顧客満足の複雑さ129「リスク管理が重要」
すこぶる好調に推移していた韓国人訪日観光客が激減しているらしい。言うまでもなく日韓関係悪化が原因だが、日本の受け入れ側業者の中には、危機的状態と憂う声が聞かれる。今まで何もせずとも、旅行業者が送り込んでくれていた顧客がばったりと途絶えたら、それはやはり商売あがったりで死活問題には違いないが、今のところ、7月単体で7.6%減で、約56万人の韓国人観光客が訪日している。日本から韓国への月平均観光客数25万人前後と比べても、倍近い。ただ今後の減少は加速すると見る向きもある。それでなくても、韓国経済そのものの悪化は以前から指摘されており、訪日客数は今回のように極端ではなくても、徐々に減少していっただろうと思われる。
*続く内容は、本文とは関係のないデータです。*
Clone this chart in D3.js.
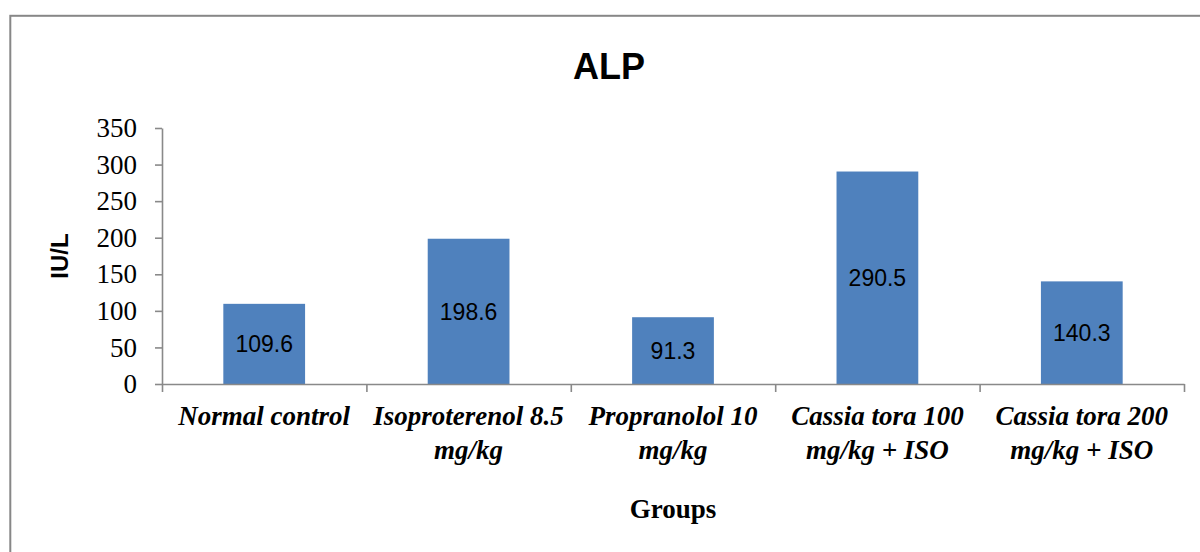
<!DOCTYPE html>
<html>
<head>
<meta charset="utf-8">
<script src="https://cdn.jsdelivr.net/npm/d3@7"></script>
<style>
  html, body { margin: 0; padding: 0; background: #fff; }
  svg { display: block; }
</style>
</head>
<body>
<svg id="chart" width="1200" height="552"></svg>
<script>
// ALP levels (IU/L) per treatment group
const categories = [
  "Normal control",
  "Isoproterenol 8.5 mg/kg",
  "Propranolol 10 mg/kg",
  "Cassia tora 100 mg/kg + ISO",
  "Cassia tora 200 mg/kg + ISO"
];
const categoryLines = [
  ["Normal control"],
  ["Isoproterenol 8.5", "mg/kg"],
  ["Propranolol 10", "mg/kg"],
  ["Cassia tora 100", "mg/kg + ISO"],
  ["Cassia tora 200", "mg/kg + ISO"]
];
const alpValues = [109.6, 198.6, 91.3, 290.5, 140.3];
const yTicks = [0, 50, 100, 150, 200, 250, 300, 350];

const svg = d3.select("#chart");
const axisColor = "#898989";
const barColor = "#4F81BD";

// chart frame
svg.append("rect")
  .attr("x", 10.3).attr("y", 15.8)
  .attr("width", 1400).attr("height", 700)
  .attr("fill", "none")
  .attr("stroke", "#878787")
  .attr("stroke-width", 2);

const plot = { left: 162, right: 1184, top: 128, bottom: 384 };

const y = d3.scaleLinear().domain([0, 350]).range([plot.bottom, plot.top]);
const x = d3.scaleBand().domain(categories).range([plot.left, plot.right]).padding(0);
const xEdge = d3.scaleLinear().domain([0, categories.length]).range([plot.left, plot.right]);

// bars
const barW = x.bandwidth() * 0.4;
svg.append("g").selectAll("rect").data(categories).join("rect")
  .attr("x", (d) => x(d) + (x.bandwidth() - barW) / 2)
  .attr("y", (d, i) => y(alpValues[i]))
  .attr("width", barW)
  .attr("height", (d, i) => y(0) - y(alpValues[i]))
  .attr("fill", barColor);

// value labels, centred inside bars
svg.append("g").selectAll("text").data(categories).join("text")
  .attr("x", d => x(d) + x.bandwidth() / 2)
  .attr("y", (d, i) => (y(alpValues[i]) + y(0)) / 2)
  .attr("dy", "0.36em")
  .attr("text-anchor", "middle")
  .attr("font-family", "'Liberation Sans', Arial, sans-serif")
  .attr("font-size", 23)
  .attr("fill", "#000")
  .text((d, i) => alpValues[i].toFixed(1));

// y axis
const yAxis = svg.append("g")
  .attr("transform", `translate(${plot.left},0)`)
  .call(d3.axisLeft(y).tickValues(yTicks).tickSize(7).tickPadding(18).tickSizeOuter(0));
yAxis.selectAll("path, line").attr("stroke", axisColor).attr("stroke-width", 1.6);
yAxis.selectAll("text")
  .attr("font-family", "'Liberation Serif', 'Times New Roman', serif")
  .attr("font-size", 27)
  .attr("fill", "#000");

// x axis with ticks on category boundaries
const xAxis = svg.append("g")
  .attr("transform", `translate(0,${plot.bottom})`)
  .call(d3.axisBottom(xEdge).tickValues(d3.range(categories.length + 1))
    .tickSize(8).tickSizeOuter(0).tickFormat(""));
xAxis.selectAll("path, line").attr("stroke", axisColor).attr("stroke-width", 1.6);

// category labels
const catG = svg.append("g").selectAll("text").data(categories).join("text")
  .attr("x", d => x(d) + x.bandwidth() / 2)
  .attr("y", 425)
  .attr("text-anchor", "middle")
  .attr("font-family", "'Liberation Serif', 'Times New Roman', serif")
  .attr("font-weight", "bold")
  .attr("font-style", "italic")
  .attr("font-size", 27)
  .attr("fill", "#000");
catG.each(function(d, i) {
  const t = d3.select(this);
  categoryLines[i].forEach((line, k) => {
    t.append("tspan")
      .attr("x", x(d) + x.bandwidth() / 2)
      .attr("dy", k === 0 ? 0 : 34)
      .text(line);
  });
});

// title
svg.append("text")
  .attr("x", 609).attr("y", 79)
  .attr("text-anchor", "middle")
  .attr("font-family", "'Liberation Sans', Arial, sans-serif")
  .attr("font-weight", "bold")
  .attr("font-size", 36)
  .attr("fill", "#000")
  .text("ALP");

// axis titles
svg.append("text")
  .attr("transform", `translate(68,${(plot.top + plot.bottom) / 2}) rotate(-90)`)
  .attr("text-anchor", "middle")
  .attr("font-family", "'Liberation Sans', Arial, sans-serif")
  .attr("font-weight", "bold")
  .attr("font-size", 24)
  .attr("fill", "#000")
  .text("IU/L");

svg.append("text")
  .attr("x", (plot.left + plot.right) / 2).attr("y", 518)
  .attr("text-anchor", "middle")
  .attr("font-family", "'Liberation Serif', 'Times New Roman', serif")
  .attr("font-weight", "bold")
  .attr("font-size", 27)
  .attr("fill", "#000")
  .text("Groups");
</script>
</body>
</html>
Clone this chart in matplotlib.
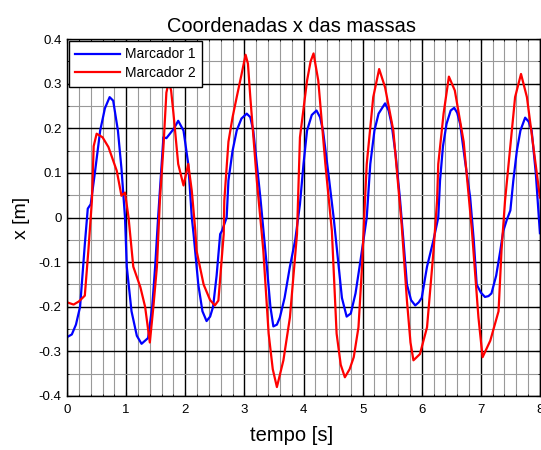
import matplotlib
matplotlib.use("Agg")
from matplotlib import pyplot as plt
from matplotlib.ticker import MultipleLocator

plt.rcParams['font.family'] = ['Liberation Sans', 'DejaVu Sans']

# ===================== dados =====================
t1 = [0.00, 0.08, 0.15, 0.22, 0.30, 0.35, 0.40, 0.47, 0.56, 0.64, 0.72, 0.78, 0.86, 0.92, 0.98,
      1.01, 1.09, 1.18, 1.26, 1.37, 1.44, 1.49, 1.54, 1.58, 1.63, 1.68, 1.74, 1.81, 1.88, 1.97, 2.05, 2.11,
      2.14, 2.22, 2.29, 2.36, 2.42, 2.47, 2.53, 2.59, 2.62, 2.70, 2.73, 2.80, 2.87, 2.95, 3.04, 3.10, 3.15, 3.21, 3.27,
      3.33, 3.38, 3.44, 3.49, 3.55, 3.60, 3.68, 3.77, 3.86, 3.94, 4.00, 4.06, 4.14, 4.22, 4.28, 4.33, 4.42, 4.51,
      4.58, 4.65, 4.73, 4.80, 4.88, 4.96, 5.07, 5.13, 5.20, 5.27, 5.38, 5.44, 5.49, 5.56, 5.63,
      5.69, 5.75, 5.82, 5.89, 5.95, 6.00, 6.09, 6.20, 6.28, 6.31, 6.36, 6.42, 6.49, 6.55, 6.60, 6.65, 6.73, 6.82,
      6.88, 6.93, 7.00, 7.07, 7.13, 7.18, 7.26, 7.33, 7.38, 7.44, 7.50, 7.55, 7.61, 7.67, 7.75, 7.81, 7.86, 7.93, 8.00]
x1 = [-0.268, -0.262, -0.240, -0.200, -0.060, 0.020, 0.030, 0.100, 0.195, 0.245, 0.270, 0.262, 0.195, 0.110, 0.000,
      -0.110, -0.210, -0.265, -0.283, -0.270, -0.200, -0.110, 0.000, 0.080, 0.180, 0.178, 0.188, 0.200, 0.217, 0.195, 0.120, 0.000,
      -0.037, -0.150, -0.210, -0.232, -0.222, -0.200, -0.130, -0.037, -0.030, 0.000, 0.083, 0.150, 0.195, 0.222, 0.233, 0.225, 0.195, 0.120, 0.045,
      -0.040, -0.110, -0.200, -0.244, -0.240, -0.224, -0.180, -0.110, -0.050, 0.030, 0.120, 0.195, 0.230, 0.240, 0.225, 0.195, 0.100, 0.000,
      -0.090, -0.180, -0.222, -0.215, -0.170, -0.100, 0.000, 0.120, 0.195, 0.233, 0.256, 0.240, 0.210, 0.140, 0.045,
      -0.050, -0.150, -0.185, -0.197, -0.190, -0.180, -0.110, -0.050, 0.000, 0.083, 0.160, 0.210, 0.240, 0.246, 0.235, 0.210, 0.130, 0.045,
      -0.050, -0.150, -0.168, -0.178, -0.176, -0.170, -0.130, -0.074, -0.030, -0.005, 0.016, 0.083, 0.150, 0.195, 0.224, 0.215, 0.195, 0.100, -0.035]

t2 = [0.00, 0.11, 0.20, 0.30, 0.36, 0.42, 0.45, 0.50, 0.60, 0.70, 0.84, 0.92, 0.98, 1.04,
      1.12, 1.24, 1.32, 1.40, 1.46, 1.52, 1.57, 1.63, 1.68, 1.72, 1.76, 1.80, 1.88, 1.97, 2.05, 2.11, 2.17,
      2.19, 2.31, 2.42, 2.50, 2.56, 2.65, 2.66, 2.73, 2.80, 2.87, 2.95, 3.02, 3.06, 3.10, 3.21, 3.29,
      3.32, 3.41, 3.48, 3.55, 3.66, 3.77, 3.89, 3.94, 4.06, 4.12, 4.17, 4.25, 4.37, 4.48,
      4.56, 4.63, 4.70, 4.78, 4.85, 4.93, 4.99, 5.04, 5.07, 5.18, 5.28, 5.38, 5.52, 5.66,
      5.75, 5.81, 5.86, 5.97, 6.09, 6.20, 6.26, 6.28, 6.37, 6.46, 6.56, 6.71, 6.85,
      6.96, 7.03, 7.16, 7.30, 7.35, 7.41, 7.47, 7.58, 7.68, 7.78, 7.89, 8.00]
x2 = [-0.190, -0.195, -0.188, -0.175, -0.074, 0.038, 0.160, 0.188, 0.180, 0.158, 0.105, 0.049, 0.056, 0.000,
      -0.110, -0.156, -0.200, -0.280, -0.200, -0.110, 0.038, 0.158, 0.280, 0.305, 0.285, 0.233, 0.120, 0.072, 0.120, 0.060, -0.030,
      -0.074, -0.150, -0.185, -0.197, -0.186, -0.037, 0.038, 0.170, 0.225, 0.270, 0.320, 0.365, 0.345, 0.270, 0.083, -0.030,
      -0.074, -0.260, -0.340, -0.380, -0.320, -0.224, -0.037, 0.180, 0.307, 0.350, 0.368, 0.307, 0.120, -0.030,
      -0.260, -0.330, -0.358, -0.340, -0.313, -0.246, -0.110, 0.038, 0.120, 0.270, 0.333, 0.292, 0.195, -0.015,
      -0.186, -0.280, -0.320, -0.306, -0.246, -0.074, 0.038, 0.120, 0.233, 0.316, 0.285, 0.170, -0.030,
      -0.224, -0.313, -0.276, -0.210, -0.074, 0.038, 0.120, 0.270, 0.322, 0.270, 0.158, 0.045]

yticks = [-0.4, -0.3, -0.2, -0.1, 0, 0.1, 0.2, 0.3, 0.4]
ytick_labels = ['-0.4', '-0.3', '-0.2', '-0.1', '0', '0.1', '0.2', '0.3', '0.4']

# ===================== figura =====================
fig = plt.figure(figsize=(5.41, 4.5), dpi=100)
ax = fig.add_axes([0.124, 0.12, 0.874, 0.793])

ax.plot(t1, x1, color='#0000ff', lw=1.6, label='Marcador 1')
ax.plot(t2, x2, color='#ff0000', lw=1.6, label='Marcador 2')

ax.set_xlim(0, 8)
ax.set_ylim(-0.4, 0.4)
ax.xaxis.set_major_locator(MultipleLocator(1))
ax.xaxis.set_minor_locator(MultipleLocator(0.2))
ax.yaxis.set_minor_locator(MultipleLocator(0.05))
ax.set_yticks(yticks)
ax.set_yticklabels(ytick_labels)

ax.grid(which='minor', color='#999999', lw=0.8, zorder=0)
ax.grid(which='major', color='black', lw=1.0, zorder=0)
ax.set_axisbelow(True)

ax.tick_params(which='both', direction='in', top=True, right=True, labelsize=9.5)
ax.tick_params(axis='x', pad=6)
ax.tick_params(axis='y', pad=4)
ax.tick_params(which='major', length=3)
ax.tick_params(which='minor', length=1.5)
for s in ax.spines.values():
    s.set_color('black')
    s.set_linewidth(1.0)

ax.set_title('Coordenadas x das massas', fontsize=14.4, pad=5, x=0.475)
ax.set_xlabel('tempo [s]', fontsize=14.5, labelpad=3)
ax.xaxis.set_label_coords(0.474, -0.085)
ax.set_ylabel('x [m]', fontsize=14, labelpad=6)

leg = ax.legend(loc='upper left', fontsize=10, fancybox=False, framealpha=1,
                edgecolor='black', borderaxespad=0.15, handlelength=3.2,
                handletextpad=0.35, borderpad=0.45, labelspacing=0.35)
leg.get_frame().set_linewidth(1.0)

fig.savefig('out.png', dpi=100)
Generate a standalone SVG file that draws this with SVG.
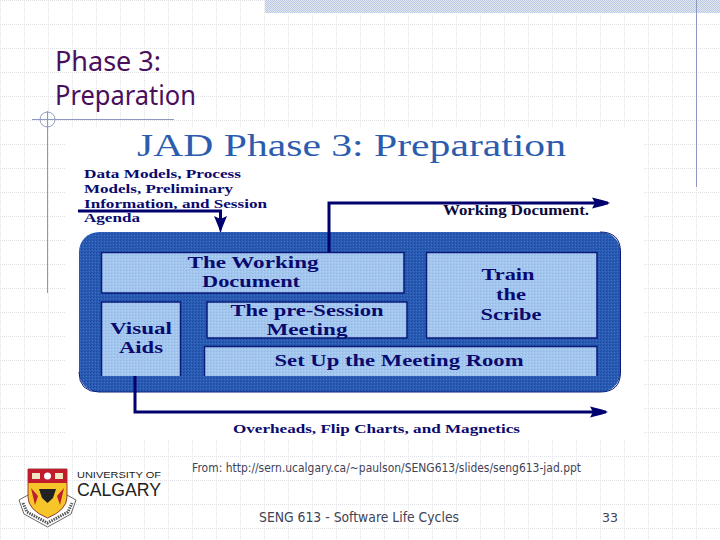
<svg xmlns="http://www.w3.org/2000/svg" width="720" height="540" viewBox="0 0 720 540">
<style>
.title{font-size:27px;fill:#4a0f5c;font-family:"Noto Sans","DejaVu Sans",sans-serif}
.foot{fill:#3f4356;font-family:"DejaVu Sans","Liberation Sans",sans-serif}
.b{font-family:"Liberation Serif",serif;font-weight:bold;fill:#0a0a6e;font-size:13.500px}
.t{font-size:16.500px}
.fill{fill:url(#light)}
.edge{fill:none;stroke:#0a1a78;stroke-width:1.500}
.wire{fill:none;stroke:#00006e;stroke-width:3}
.deco{stroke:#8d98c2;stroke-width:1;fill:none}
</style>
<defs>
<pattern id="grid" width="24" height="24" patternUnits="userSpaceOnUse">
<path d="M0 0.500H24M0.500 0V24" stroke="#dfe1e6" stroke-width="1" stroke-dasharray="1 1" fill="none"/>
</pattern>
<pattern id="hatch" width="2" height="2" patternUnits="userSpaceOnUse">
<rect width="2" height="2" fill="#e2e8f2"/><rect width="1" height="1" fill="#bcc8e0"/><rect x="1" y="1" width="1" height="1" fill="#bcc8e0"/>
</pattern>
<pattern id="dark" width="3" height="3" patternUnits="userSpaceOnUse">
<rect width="3" height="3" fill="#2a5cb4"/><rect width="1" height="1" fill="#1b469f"/><rect x="2" y="1" width="1" height="1" fill="#3c70c6"/><rect x="1" y="2" width="1" height="1" fill="#1f4ea8"/>
</pattern>
<pattern id="light" width="3" height="3" patternUnits="userSpaceOnUse">
<rect width="3" height="3" fill="#a3c6ee"/><rect width="1" height="1" fill="#8fb6e4"/><rect x="2" y="1" width="1" height="1" fill="#b4d2f4"/>
</pattern>
<marker id="arrow" viewBox="0 0 18 12" refX="16" refY="6" markerWidth="18" markerHeight="12" markerUnits="userSpaceOnUse" orient="auto">
<path d="M0 0.500L12 3.500L18 6L12 8.500L0 11.500L3 6Z" fill="#00006e"/>
</marker>
<marker id="arrowDown" viewBox="0 0 14 16" refX="7" refY="13" markerWidth="14" markerHeight="16" markerUnits="userSpaceOnUse">
<path d="M0.500 0L7 3L13.500 0L9 11L7.500 16H6.500L5 11Z" fill="#00006e"/>
</marker>
</defs>

<g id="background">
<rect width="720" height="540" fill="#fff"/>
<rect width="720" height="540" fill="url(#grid)"/>
<rect x="265" y="0" width="455" height="13" fill="url(#hatch)"/>
<path class="deco" d="M696.500 0V187M47.500 111V293M32 119.500H174"/>
<circle class="deco" cx="47.500" cy="119.500" r="7.500"/>
</g>

<g id="slide-title" class="title">
<text x="55" y="71" textLength="106" lengthAdjust="spacingAndGlyphs">Phase 3:</text>
<text x="55" y="105" textLength="141" lengthAdjust="spacingAndGlyphs">Preparation</text>
</g>

<rect id="picture" x="65" y="127" width="578" height="312" fill="#fff"/>

<g id="picture-title">
<text x="137" y="156" font-family="Liberation Serif,serif" font-size="31" fill="#2c5cae" textLength="429" lengthAdjust="spacingAndGlyphs">JAD Phase 3: Preparation</text>
</g>

<g id="input-labels" class="b">
<text x="84" y="178" textLength="157" lengthAdjust="spacingAndGlyphs">Data Models, Process</text>
<text x="84" y="192.500" textLength="149" lengthAdjust="spacingAndGlyphs">Models, Preliminary</text>
<text x="84" y="207.500" textLength="183" lengthAdjust="spacingAndGlyphs">Information, and Session</text>
<text x="84" y="222" textLength="56" lengthAdjust="spacingAndGlyphs">Agenda</text>
</g>

<g id="container">
<rect x="79" y="232" width="541.500" height="160" rx="20" fill="url(#dark)"/>
<path class="edge" style="stroke-width:1" d="M600 232Q620.500 232 620.500 252V372Q620.500 392 600 392H99Q79 392 79 372"/>
</g>

<g id="working-document">
<rect class="fill" x="101.500" y="252.500" width="302.500" height="40.500"/>
<path class="edge" d="M101.500 293V252.500H404V293H101.500"/>
<text class="b t" x="253" y="268" text-anchor="middle" textLength="131" lengthAdjust="spacingAndGlyphs">The Working</text>
<text class="b t" x="251" y="287" text-anchor="middle" textLength="98" lengthAdjust="spacingAndGlyphs">Document</text>
</g>
<g id="visual-aids">
<rect class="fill" x="101.500" y="302" width="79" height="74"/>
<path class="edge" d="M101.500 376V302H180.500V376"/>
<text class="b t" x="141" y="334" text-anchor="middle" textLength="62" lengthAdjust="spacingAndGlyphs">Visual</text>
<text class="b t" x="141" y="353" text-anchor="middle" textLength="44" lengthAdjust="spacingAndGlyphs">Aids</text>
</g>
<g id="pre-session">
<rect class="fill" x="207" y="302" width="200" height="36"/>
<path class="edge" d="M207 338V302H407V338H207"/>
<text class="b t" x="307" y="316" text-anchor="middle" textLength="153" lengthAdjust="spacingAndGlyphs">The pre-Session</text>
<text class="b t" x="307" y="335" text-anchor="middle" textLength="81" lengthAdjust="spacingAndGlyphs">Meeting</text>
</g>
<g id="train-scribe">
<rect class="fill" x="426.500" y="252.500" width="170.500" height="85.500"/>
<path class="edge" d="M426.500 338V252.500H597V338H426.500"/>
<text class="b t" x="508" y="280" text-anchor="middle" textLength="53" lengthAdjust="spacingAndGlyphs">Train</text>
<text class="b t" x="511" y="300" text-anchor="middle" textLength="30" lengthAdjust="spacingAndGlyphs">the</text>
<text class="b t" x="511" y="320" text-anchor="middle" textLength="61" lengthAdjust="spacingAndGlyphs">Scribe</text>
</g>
<g id="meeting-room">
<rect class="fill" x="204.500" y="346.500" width="392.500" height="29.500"/>
<path class="edge" d="M204.500 376V346.500H597V376"/>
<text class="b t" x="399" y="366" text-anchor="middle" textLength="249" lengthAdjust="spacingAndGlyphs">Set Up the Meeting Room</text>
</g>

<g id="connectors">
<path class="wire" d="M78 211H220.500V229" marker-end="url(#arrowDown)"/>
<path class="wire" d="M329 252V203H608" marker-end="url(#arrow)"/>
<path class="wire" d="M135 376V412H606" marker-end="url(#arrow)"/>
</g>

<g id="output-labels" class="b">
<text x="443" y="215" textLength="146" lengthAdjust="spacingAndGlyphs" style="fill:#0a0a3e;font-size:14px">Working Document.</text>
<text x="233" y="433" textLength="287" lengthAdjust="spacingAndGlyphs">Overheads, Flip Charts, and Magnetics</text>
</g>

<g id="logo">
<path d="M19 500L28 495L47.500 512L67 495L76 500L71 514L47.500 527L24 514Z" fill="#fff" stroke="#666" stroke-width="1"/>
<path d="M23 503L27 512L47.500 523L68 512L72 503" fill="none" stroke="#555" stroke-width="3" stroke-dasharray="1.500 1"/>
<path d="M28 469H67V497Q67 510 47.500 518Q28 510 28 497Z" fill="#f5c52a" stroke="#7a1a20" stroke-width="0.800"/>
<rect x="28" y="469" width="39" height="14" fill="#c01c2c"/>
<rect x="32" y="473" width="8" height="6" fill="#efe6c0"/><circle cx="47.500" cy="476" r="3.500" fill="#fff"/><rect x="55" y="473" width="8" height="6" fill="#efe6c0"/>
<path d="M31 488L38 496L35 505ZM64 488L57 496L60 505Z" fill="#c01c2c"/>
<path d="M39 489L56 489L53 498L47.500 503L42 498Z" fill="#222"/>
<text x="77" y="478" font-family="Liberation Sans,sans-serif" font-size="9.500" fill="#222" textLength="84" lengthAdjust="spacingAndGlyphs">UNIVERSITY OF</text>
<text x="77" y="496" font-family="Liberation Sans,sans-serif" font-size="18" fill="#222" textLength="84" lengthAdjust="spacingAndGlyphs">CALGARY</text>
</g>

<g id="footer" class="foot">
<text x="192" y="472" font-size="11.500" textLength="389" lengthAdjust="spacingAndGlyphs">From: http://sern.ucalgary.ca/~paulson/SENG613/slides/seng613-jad.ppt</text>
<text x="259" y="522" font-size="13.500" textLength="200" lengthAdjust="spacingAndGlyphs">SENG 613 - Software Life Cycles</text>
<text x="602" y="522" font-size="13" textLength="16" lengthAdjust="spacingAndGlyphs">33</text>
</g>
</svg>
ビジネスは甘くはない。いつなんどき、上顧客を失うことがあっても不思議ではないのだ。そんな例は、飲食店をはじめ枚挙にいとまはない。そのようなときにビジネスの危機を最小限にとどめるのは、日ごろからのリスク管理に他ならない。ある特定の顧客層に頼りすぎないこと。これに尽きる。大阪の中心地に、目立つ看板で有名なカニの飲食店がある。自身も数年前までは、年に何度か訪問していたが、今は行かなくなった。中国と韓国からの観光客で店は占められ、日本人客が入る余地は無い、という噂が広がったからだ。事実、店の前を通ると、エントランスは観光客であふれ、日本人ならちょっと二の足を踏むだろう。これからもこの店は、外国人観光客だけで、充分に儲けられるのだろうか。
違う例もある。市内で何軒か飲食店を経営している知人は、外国人客の受け入れは店のキャパシティーの2割以下に抑えている、という。外国人団体客の申し込みは激増しているが、どんな時でも、つまり空席が多い時でも、2割以下に限定していると。でないと、本来の日本人客が来なくなってしまうからだという。客同士、国籍を超えて仲良くグローバルに楽しめばいいのに、と性善説的な呑気なことを言えるのは、店の未来には責任のひとかけらも無い人達だ。知人の方策は賢明だと思う。リスクの分散はビジネスの基本であって、それを怠ったがために撤去を余儀なくされた例はいくらでもある。旅行業者が送り込む団体客に頼り切っていた巨大旅館は、ことごとくつぶれた。個人客の開拓などする気も起らないほどに、大量の団体客でうるおった時期は、それほど長くは続かなかったということだ。
韓国人観光客の減少は、地方の施設にとっては辛いものだと思う。もともと日本人客でうるおっていたわけでもなかったのが、ここ2~3年、吃驚するほどの外国人観光客が来てくれて、ほっと一息ついた矢先のことで混乱状態にあるだろう。ただこういうことは、いつでも起こりうる。リスク管理の重要性は、時代を超えて、また業種業態を超えて不変であって、今からでも異なる販路拡大に経営者自ら走り回る覚悟で臨めば、また道は思いがけない形で開けるものと信じたい。